# Online Cat Show!



## milbury (Feb 4, 2010)

*ENTER THE ONLINE CAT SHOW- Cat Show Online - Home*
Beat the winter blahs, have a little fun with your kitty!
Judged just like a real cat show, except judged on your cats picture by real cat show judges!
A class for all cats purebred (all breeds & associations welcome-no registration # required)and our loved household pets. 4 all-breed rings. A catagory for those special candid shots & cutest kittens as well. Professional photos not required.
Fundraiser for our local Cat Club in Canada.
OPEN WORLDWIDE
Beautiful rosettes to the winners and prizes-mailed.
Entries close March 10th,2010

www.catshowonline.com to enter

or VOTE for your favorite entry!


----------



## alisondalziel (Oct 8, 2008)

I have had a look and personally, i remain VERY sceptical.
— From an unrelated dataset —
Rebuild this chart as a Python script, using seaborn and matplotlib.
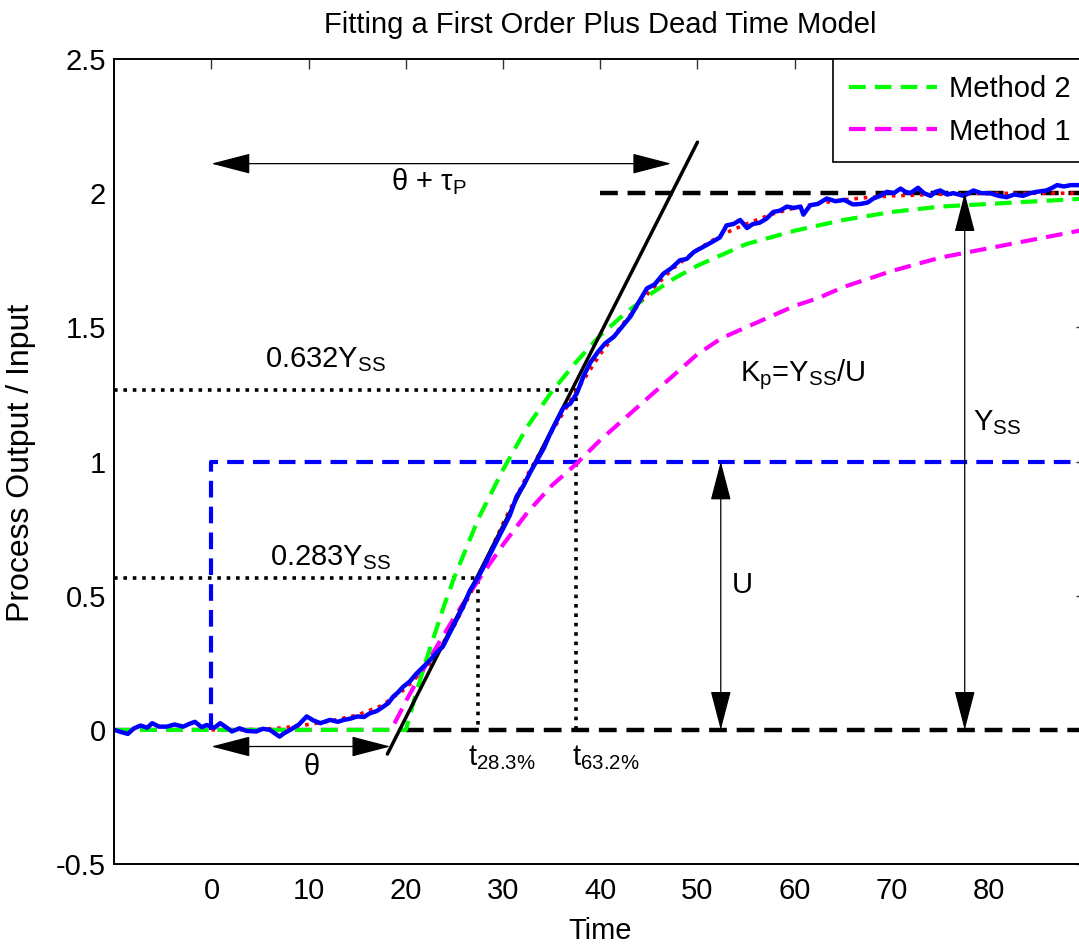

Isn't this just a "who has the best photo" competition? I don't see how it can be called a "cat show". The judges can't check bone structure, bite, or coat, thats just for starters. Pictures could be taken in certain poses to enhance the cats' image, just too much room for dishonesty in my eyes.

Bear in mind that pictures can be digitally edited, changed and improved. I wouldnt believe a thing.

Now, who's a photoshop genuis then?


----------



## milbury (Feb 4, 2010)

Yes, obviously it is for fun and not judged on the cat itself but the picture you submit. It is not for championships or titles.
As you can see from the other entries; most are not enhanced to make the cat closer to the show standard. But, with any competition, their can always cheaters. Not much fun in winning however...

The judges are professionals and they are allowed to make a judgment call on all the entries. 

There are many great cats out there that can never go to a "real" show due to many factors and this is a chance for them to be seen. 

I personally have entered 3 of these types of shows, usually in the winter when weather prevents me from traveling much to other shows; and they were allot of fun. Professional and non-professional photos were represented equally in the finals.

Might be nice idea to enter an online show and see how you like the results; before posting such negitive comments.  

Take care.


----------